Object Level Access Control (AWS EMR Spark)#

These instructions enable Object Level Access Control (OLAC) on an existing connected AWS S3 resource. If AWS S3 is not already configured, first do so by following the instructions above in (Connect Data Resource - AWS: S3, Athena), then return here for additional configuration steps. Either Object Level Acess Control (OLAC) or Fine-Grained Access Control (FGAC) can be added to an existing AWS S3 configuration, but not both.

Two subcomponents are installed:

  • Privacera Credential Token Service (P-CTS) is installed to the targeted AWS EMR master node. P-CTS is a secure service running on an EMR master node which provides encrypted access tokens to the requesting user.
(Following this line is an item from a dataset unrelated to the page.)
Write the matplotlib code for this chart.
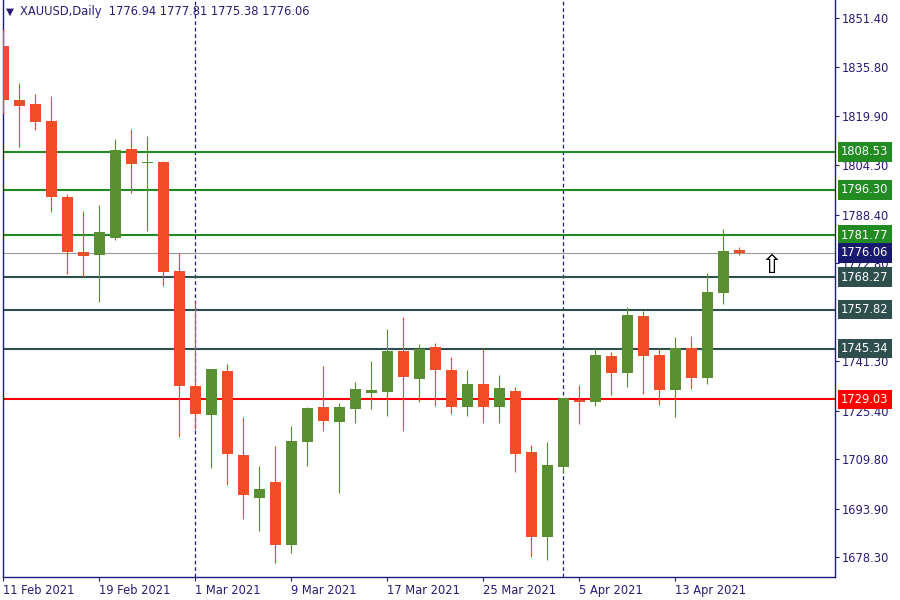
import matplotlib
matplotlib.use("Agg")
import matplotlib.pyplot as plt
import numpy as np
import pandas as pd
from matplotlib.transforms import blended_transform_factory

# ---------------- data ----------------
symbol_title = "XAUUSD,Daily"
last_ohlc = [1776.94, 1777.81, 1775.38, 1776.06]

dates = pd.bdate_range("2021-02-11", "2021-04-19")
dates = [d for d in dates if d != pd.Timestamp("2021-04-02")]

opens = [1842.5, 1825.2, 1823.9, 1818.4, 1794.0, 1776.4, 1775.5, 1781.0, 1809.4, 1805.0,
         1805.3, 1770.3, 1733.3, 1724.1, 1738.1, 1711.2, 1697.5, 1702.5, 1682.4, 1715.4,
         1726.6, 1721.9, 1726.0, 1731.2, 1731.5, 1744.6, 1735.7, 1745.9, 1738.5, 1726.7,
         1734.0, 1726.7, 1731.7, 1712.1, 1684.9, 1707.4, 1728.7, 1728.3, 1743.0, 1737.6,
         1755.8, 1743.3, 1732.1, 1745.6, 1736.0, 1763.3, 1776.94]
highs = [1847.6, 1830.7, 1827.1, 1826.5, 1795.0, 1789.5, 1791.4, 1812.6, 1815.9, 1813.6,
         1805.6, 1775.9, 1760.2, 1738.9, 1740.4, 1723.5, 1707.6, 1714.1, 1720.5, 1726.7,
         1739.8, 1727.8, 1734.6, 1741.4, 1751.6, 1755.5, 1746.8, 1747.1, 1742.6, 1738.5,
         1745.5, 1736.9, 1733.0, 1714.4, 1715.3, 1729.6, 1733.8, 1745.5, 1744.2, 1758.6,
         1757.4, 1745.5, 1749.1, 1749.4, 1769.6, 1783.7, 1777.81]
lows = [1821.1, 1810.2, 1815.5, 1789.3, 1769.3, 1768.2, 1760.4, 1780.2, 1795.4, 1783.2,
        1765.5, 1717.1, 1719.2, 1707.1, 1701.6, 1690.5, 1686.9, 1676.6, 1679.8, 1707.7,
        1719.0, 1699.1, 1721.5, 1726.0, 1723.8, 1719.0, 1728.3, 1727.0, 1724.4, 1723.8,
        1721.5, 1721.5, 1705.8, 1678.5, 1677.6, 1705.5, 1721.2, 1727.0, 1730.5, 1733.1,
        1730.9, 1727.3, 1723.5, 1732.5, 1734.1, 1759.8, 1775.38]
closes = [1825.2, 1823.3, 1818.2, 1794.1, 1776.5, 1775.2, 1782.8, 1809.1, 1804.7, 1805.3,
          1770.0, 1733.4, 1724.4, 1738.8, 1711.6, 1698.4, 1700.3, 1682.4, 1715.7, 1726.3,
          1722.2, 1726.6, 1732.4, 1732.0, 1744.6, 1736.3, 1745.2, 1738.6, 1726.7, 1734.0,
          1726.7, 1732.7, 1711.6, 1684.9, 1708.0, 1729.5, 1728.3, 1743.3, 1737.6, 1756.1,
          1743.1, 1732.1, 1745.6, 1736.0, 1763.5, 1776.7, 1776.06]

x_tick_labels = ["11 Feb 2021", "19 Feb 2021", "1 Mar 2021", "9 Mar 2021",
                 "17 Mar 2021", "25 Mar 2021", "5 Apr 2021", "13 Apr 2021"]
x_tick_dates = ["2021-02-11", "2021-02-19", "2021-03-01", "2021-03-09",
                "2021-03-17", "2021-03-25", "2021-04-05", "2021-04-13"]
separator_dates = ["2021-03-01", "2021-04-01"]

y_tick_values = [1851.40, 1835.80, 1819.90, 1804.30, 1788.40, 1772.80,
                 1741.30, 1725.40, 1709.80, 1693.90, 1678.30]

green_levels = [1808.53, 1796.30, 1781.77]
slate_levels = [1768.27, 1757.82, 1745.34]
red_levels = [1729.03]
bid_price = 1776.06
arrow_index = 48
arrow_price = 1776.06

# ---------------- style ----------------
BULL = "#5B9032"
BEAR = "#F24D26"
NAVY = "#1E1E78"
TEXT = "#2A1A78"
GREEN = "#228B22"
SLATE = "#2F4F4F"
RED = "#FF0000"
BIDBOX = "#191970"
FS = 8.3

plt.rcParams["font.family"] = ["DejaVu Sans"]

fig = plt.figure(figsize=(9, 6), dpi=100)
fig.patch.set_facecolor("white")
ax = fig.add_axes([3 / 900, 23 / 600, 832 / 900, 577 / 600])

n = len(opens)
xs = np.arange(n)
date_index = {d.strftime("%Y-%m-%d"): i for i, d in enumerate(dates)}

o = np.array(opens); h = np.array(highs); l = np.array(lows); c = np.array(closes)
bull = c >= o
colors = np.where(bull, BULL, BEAR)

# wicks
ax.vlines(xs, l, h, colors=colors, linewidth=0.85, zorder=3)
# bodies
body_bottom = np.minimum(o, c)
body_height = np.maximum(np.abs(c - o), 0.35)
ax.bar(xs, body_height, bottom=body_bottom, width=0.69, color=colors,
       edgecolor="none", linewidth=0, zorder=4)

# horizontal levels
for lv in green_levels:
    ax.axhline(lv, color=GREEN, linewidth=1.5, zorder=2)
for lv in slate_levels:
    ax.axhline(lv, color=SLATE, linewidth=1.5, zorder=2)
for lv in red_levels:
    ax.axhline(lv, color=RED, linewidth=1.5, zorder=2)
ax.axhline(bid_price, color="#999999", linewidth=0.8, zorder=2)

# month separators
for d in separator_dates:
    ax.axvline(date_index[d], color=NAVY, linewidth=0.9, linestyle=(0, (3, 2.2)), zorder=1)

# axes limits
ax.set_xlim(-0.02, -0.02 + 832 / 16)
ax.set_ylim(1672.0, 1857.28)

# ticks
ax.set_xticks([date_index[d] for d in x_tick_dates])
ax.set_xticklabels(x_tick_labels)
for lab in ax.get_xticklabels():
    lab.set_horizontalalignment("left")
ax.tick_params(axis="x", direction="out", length=3, width=0.8, colors=NAVY,
               labelcolor=TEXT, labelsize=FS, pad=2)

ax.yaxis.tick_right()
ax.set_yticks(y_tick_values)
ax.set_yticklabels([f"{v:.2f}" for v in y_tick_values])
ax.tick_params(axis="y", direction="out", length=3, width=0.8, colors=NAVY,
               labelcolor=TEXT, labelsize=FS, pad=2)

for sp in ax.spines.values():
    sp.set_color(NAVY)
    sp.set_linewidth(1.0)
ax.spines["top"].set_visible(False)

# price boxes on the right scale
tr = blended_transform_factory(ax.transAxes, ax.transData)
def price_box(val, col):
    ax.annotate(f"{val:.2f}", xy=(1.0, val), xycoords=tr,
                xytext=(6, 0), textcoords="offset pixels",
                ha="left", va="center", fontsize=FS, color="white",
                bbox=dict(boxstyle="square,pad=0.28", fc=col, ec="none"),
                annotation_clip=False, zorder=10)

for lv in green_levels:
    price_box(lv, GREEN)
for lv in slate_levels:
    price_box(lv, SLATE)
for lv in red_levels:
    price_box(lv, RED)
price_box(bid_price, BIDBOX)

# arrow object
ax.text(arrow_index, arrow_price, "\u21E7", ha="center", va="top",
        fontsize=19, color="black", zorder=6)

# title
fig.text(6 / 900, 1 - 12 / 600, "\u25BC", fontsize=7.5, color=TEXT, va="center", ha="left")
fig.text(20 / 900, 1 - 12 / 600,
         f"{symbol_title}  " + " ".join(f"{v:.2f}" for v in last_ohlc),
         fontsize=FS, color=TEXT, va="center", ha="left")

fig.savefig("out.png", dpi=100, facecolor="white")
Tokens are encrypted using a shared secret key with the Privacera Cloud Signing Server.

  • Privacera Signing Agent (P-SA) installed to targeted AWS EMR worker nodes. P-SA redirects Spark S3 requests to the Privacera Cloud Signing Server with a P-CTS access token in the request. P-SA then provides the appropriate signed response to Spark for accessing the S3 data if:
    (a) The incoming request has a valid P-CTS token;
    and (b) The requesting user has permissions on the S3 resource as defined in the “privacera_s3“ service in Access Manager: Resource Policies.

These steps will:

  1. Create an AWS Kerberos-based Security Configuration.

  2. Establish a shared secret between PrivaceraCloud and the AWS EMR Kerberos based Security Configuration.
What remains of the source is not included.